▸ SHORT EXERCISE: Write the lines out again, from the top of the material to the line containing "import plotly.graph_objects as go", pictures excluded.

▸ DATASET SECTION:
# # # # # # #
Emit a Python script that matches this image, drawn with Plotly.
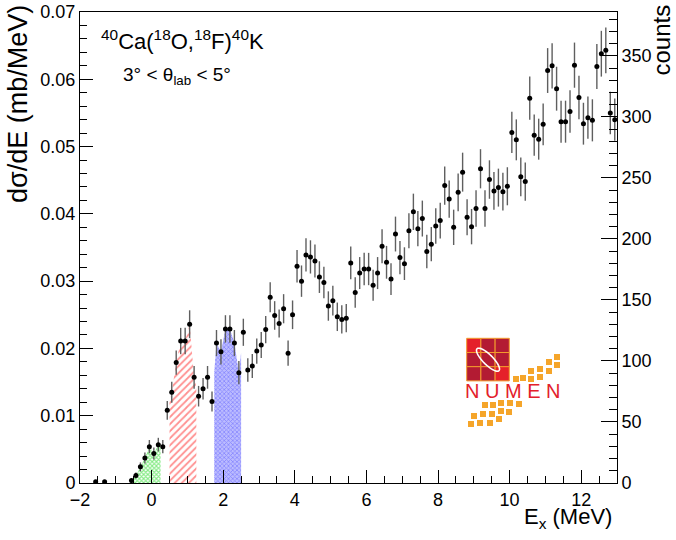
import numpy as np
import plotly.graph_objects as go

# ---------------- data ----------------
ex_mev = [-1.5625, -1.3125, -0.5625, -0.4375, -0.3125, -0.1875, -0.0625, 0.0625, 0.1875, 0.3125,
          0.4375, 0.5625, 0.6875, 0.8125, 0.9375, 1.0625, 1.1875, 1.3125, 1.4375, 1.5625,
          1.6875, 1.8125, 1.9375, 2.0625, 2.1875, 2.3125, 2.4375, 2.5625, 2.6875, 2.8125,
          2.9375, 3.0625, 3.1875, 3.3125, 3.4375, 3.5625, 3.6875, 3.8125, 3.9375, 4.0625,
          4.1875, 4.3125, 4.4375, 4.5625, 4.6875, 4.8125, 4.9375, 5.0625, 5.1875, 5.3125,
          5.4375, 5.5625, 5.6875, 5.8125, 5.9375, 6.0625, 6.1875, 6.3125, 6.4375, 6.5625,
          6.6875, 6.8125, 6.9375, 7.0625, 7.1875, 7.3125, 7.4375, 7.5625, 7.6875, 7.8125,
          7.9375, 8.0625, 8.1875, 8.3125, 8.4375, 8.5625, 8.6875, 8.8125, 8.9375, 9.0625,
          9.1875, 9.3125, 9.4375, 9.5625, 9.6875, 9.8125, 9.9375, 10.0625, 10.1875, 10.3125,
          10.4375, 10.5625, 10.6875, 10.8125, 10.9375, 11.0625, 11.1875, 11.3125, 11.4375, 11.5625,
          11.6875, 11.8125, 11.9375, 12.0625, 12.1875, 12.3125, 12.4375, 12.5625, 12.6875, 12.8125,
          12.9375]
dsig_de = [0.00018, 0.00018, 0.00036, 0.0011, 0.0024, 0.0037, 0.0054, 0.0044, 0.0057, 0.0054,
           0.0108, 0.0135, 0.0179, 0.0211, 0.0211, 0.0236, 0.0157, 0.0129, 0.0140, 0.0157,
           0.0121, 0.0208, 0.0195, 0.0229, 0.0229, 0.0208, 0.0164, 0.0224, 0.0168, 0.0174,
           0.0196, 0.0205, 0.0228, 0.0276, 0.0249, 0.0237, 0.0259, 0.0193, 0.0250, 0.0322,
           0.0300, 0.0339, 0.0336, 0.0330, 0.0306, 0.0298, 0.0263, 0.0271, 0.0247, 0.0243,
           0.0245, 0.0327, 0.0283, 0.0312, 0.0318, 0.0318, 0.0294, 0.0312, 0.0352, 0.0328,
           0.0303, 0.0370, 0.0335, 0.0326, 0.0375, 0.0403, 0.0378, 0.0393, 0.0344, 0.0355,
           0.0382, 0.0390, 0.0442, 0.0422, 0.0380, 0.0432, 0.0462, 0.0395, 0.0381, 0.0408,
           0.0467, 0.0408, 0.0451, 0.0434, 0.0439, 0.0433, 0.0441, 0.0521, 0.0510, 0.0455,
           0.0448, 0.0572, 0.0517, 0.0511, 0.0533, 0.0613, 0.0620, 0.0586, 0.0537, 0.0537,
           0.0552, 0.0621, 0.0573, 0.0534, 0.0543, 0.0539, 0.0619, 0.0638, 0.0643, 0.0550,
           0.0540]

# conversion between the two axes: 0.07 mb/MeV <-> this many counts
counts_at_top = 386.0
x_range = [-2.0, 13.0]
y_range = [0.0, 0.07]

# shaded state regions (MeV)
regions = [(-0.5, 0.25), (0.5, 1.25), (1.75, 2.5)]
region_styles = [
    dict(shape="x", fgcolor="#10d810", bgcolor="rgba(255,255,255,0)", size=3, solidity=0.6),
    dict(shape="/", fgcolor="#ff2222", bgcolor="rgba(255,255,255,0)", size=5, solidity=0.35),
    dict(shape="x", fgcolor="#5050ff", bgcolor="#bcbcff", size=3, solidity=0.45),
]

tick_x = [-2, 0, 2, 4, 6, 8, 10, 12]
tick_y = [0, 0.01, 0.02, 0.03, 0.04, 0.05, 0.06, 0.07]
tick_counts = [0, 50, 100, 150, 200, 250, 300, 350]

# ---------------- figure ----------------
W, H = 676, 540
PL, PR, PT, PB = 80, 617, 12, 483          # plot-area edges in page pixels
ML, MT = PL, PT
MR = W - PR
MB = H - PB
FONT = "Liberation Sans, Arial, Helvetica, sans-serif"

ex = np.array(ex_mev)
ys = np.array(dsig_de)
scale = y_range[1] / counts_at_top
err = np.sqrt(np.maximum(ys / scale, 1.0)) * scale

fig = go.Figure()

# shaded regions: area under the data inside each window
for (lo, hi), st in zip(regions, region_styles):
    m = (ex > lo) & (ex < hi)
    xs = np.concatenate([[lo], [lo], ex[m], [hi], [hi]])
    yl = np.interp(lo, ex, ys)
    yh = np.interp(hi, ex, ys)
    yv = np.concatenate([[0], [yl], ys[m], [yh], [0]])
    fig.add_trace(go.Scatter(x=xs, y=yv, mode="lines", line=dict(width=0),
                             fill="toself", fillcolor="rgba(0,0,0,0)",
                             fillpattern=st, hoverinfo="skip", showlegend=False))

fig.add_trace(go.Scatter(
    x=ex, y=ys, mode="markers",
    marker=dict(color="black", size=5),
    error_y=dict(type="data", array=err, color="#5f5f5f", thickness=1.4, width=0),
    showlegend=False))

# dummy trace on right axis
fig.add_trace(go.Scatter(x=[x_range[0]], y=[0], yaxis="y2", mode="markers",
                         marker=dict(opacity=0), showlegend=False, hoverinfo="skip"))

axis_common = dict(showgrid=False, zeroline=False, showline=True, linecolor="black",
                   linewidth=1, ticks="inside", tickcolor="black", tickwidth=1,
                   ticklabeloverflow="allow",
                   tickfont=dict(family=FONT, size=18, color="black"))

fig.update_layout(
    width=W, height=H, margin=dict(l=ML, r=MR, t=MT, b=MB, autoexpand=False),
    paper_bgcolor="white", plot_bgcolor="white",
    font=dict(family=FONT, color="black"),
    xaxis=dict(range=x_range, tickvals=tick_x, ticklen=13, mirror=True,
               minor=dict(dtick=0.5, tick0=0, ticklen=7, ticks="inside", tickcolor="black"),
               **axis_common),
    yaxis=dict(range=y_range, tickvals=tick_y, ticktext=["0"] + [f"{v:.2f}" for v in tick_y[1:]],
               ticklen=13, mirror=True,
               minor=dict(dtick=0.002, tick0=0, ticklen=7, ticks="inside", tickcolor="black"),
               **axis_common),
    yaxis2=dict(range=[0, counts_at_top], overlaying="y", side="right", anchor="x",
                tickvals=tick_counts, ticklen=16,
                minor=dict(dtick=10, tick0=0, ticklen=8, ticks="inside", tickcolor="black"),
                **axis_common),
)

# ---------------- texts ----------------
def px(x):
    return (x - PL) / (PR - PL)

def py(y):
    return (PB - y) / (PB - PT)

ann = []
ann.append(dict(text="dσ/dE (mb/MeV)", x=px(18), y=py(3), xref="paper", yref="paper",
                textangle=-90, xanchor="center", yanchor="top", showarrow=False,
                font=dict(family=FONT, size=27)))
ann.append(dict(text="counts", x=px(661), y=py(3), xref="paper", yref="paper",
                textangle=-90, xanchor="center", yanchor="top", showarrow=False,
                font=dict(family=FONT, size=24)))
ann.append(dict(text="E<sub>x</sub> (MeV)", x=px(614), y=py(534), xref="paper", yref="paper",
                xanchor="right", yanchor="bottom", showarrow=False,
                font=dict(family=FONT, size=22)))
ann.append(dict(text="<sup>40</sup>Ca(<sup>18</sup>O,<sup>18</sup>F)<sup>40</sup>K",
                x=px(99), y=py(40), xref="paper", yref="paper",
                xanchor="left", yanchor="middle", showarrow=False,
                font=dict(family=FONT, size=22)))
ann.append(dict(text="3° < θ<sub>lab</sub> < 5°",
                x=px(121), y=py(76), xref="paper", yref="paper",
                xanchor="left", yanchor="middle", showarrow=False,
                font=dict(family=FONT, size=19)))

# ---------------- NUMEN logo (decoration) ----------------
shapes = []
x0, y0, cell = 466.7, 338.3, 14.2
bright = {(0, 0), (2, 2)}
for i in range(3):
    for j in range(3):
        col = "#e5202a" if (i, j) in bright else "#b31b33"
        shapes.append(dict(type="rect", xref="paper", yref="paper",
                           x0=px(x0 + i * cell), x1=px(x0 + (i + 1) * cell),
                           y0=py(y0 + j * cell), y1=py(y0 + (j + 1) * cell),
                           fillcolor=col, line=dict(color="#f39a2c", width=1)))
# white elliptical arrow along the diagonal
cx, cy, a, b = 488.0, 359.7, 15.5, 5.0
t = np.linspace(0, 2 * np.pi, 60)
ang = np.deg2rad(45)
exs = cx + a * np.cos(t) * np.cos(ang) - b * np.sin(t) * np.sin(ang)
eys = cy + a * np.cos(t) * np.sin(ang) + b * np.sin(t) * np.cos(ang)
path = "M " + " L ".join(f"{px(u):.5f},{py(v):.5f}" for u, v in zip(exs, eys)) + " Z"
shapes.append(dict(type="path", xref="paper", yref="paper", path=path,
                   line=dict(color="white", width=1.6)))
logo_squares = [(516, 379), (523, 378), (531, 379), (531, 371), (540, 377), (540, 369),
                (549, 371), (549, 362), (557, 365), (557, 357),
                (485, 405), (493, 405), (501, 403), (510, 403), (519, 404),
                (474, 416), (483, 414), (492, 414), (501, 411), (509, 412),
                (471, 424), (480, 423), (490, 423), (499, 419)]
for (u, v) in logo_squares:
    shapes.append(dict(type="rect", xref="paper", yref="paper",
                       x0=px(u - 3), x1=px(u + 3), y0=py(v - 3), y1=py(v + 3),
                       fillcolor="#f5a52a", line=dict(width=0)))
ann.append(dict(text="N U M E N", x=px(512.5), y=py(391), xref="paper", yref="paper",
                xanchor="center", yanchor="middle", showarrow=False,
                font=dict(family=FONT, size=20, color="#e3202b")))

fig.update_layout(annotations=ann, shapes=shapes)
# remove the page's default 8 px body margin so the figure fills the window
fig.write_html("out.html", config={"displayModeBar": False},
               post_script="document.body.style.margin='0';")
# # # # # # #
▸ TASK ANSWER:
Emit a Python script that matches this image, drawn with Plotly.
import numpy as np
import plotly.graph_objects as go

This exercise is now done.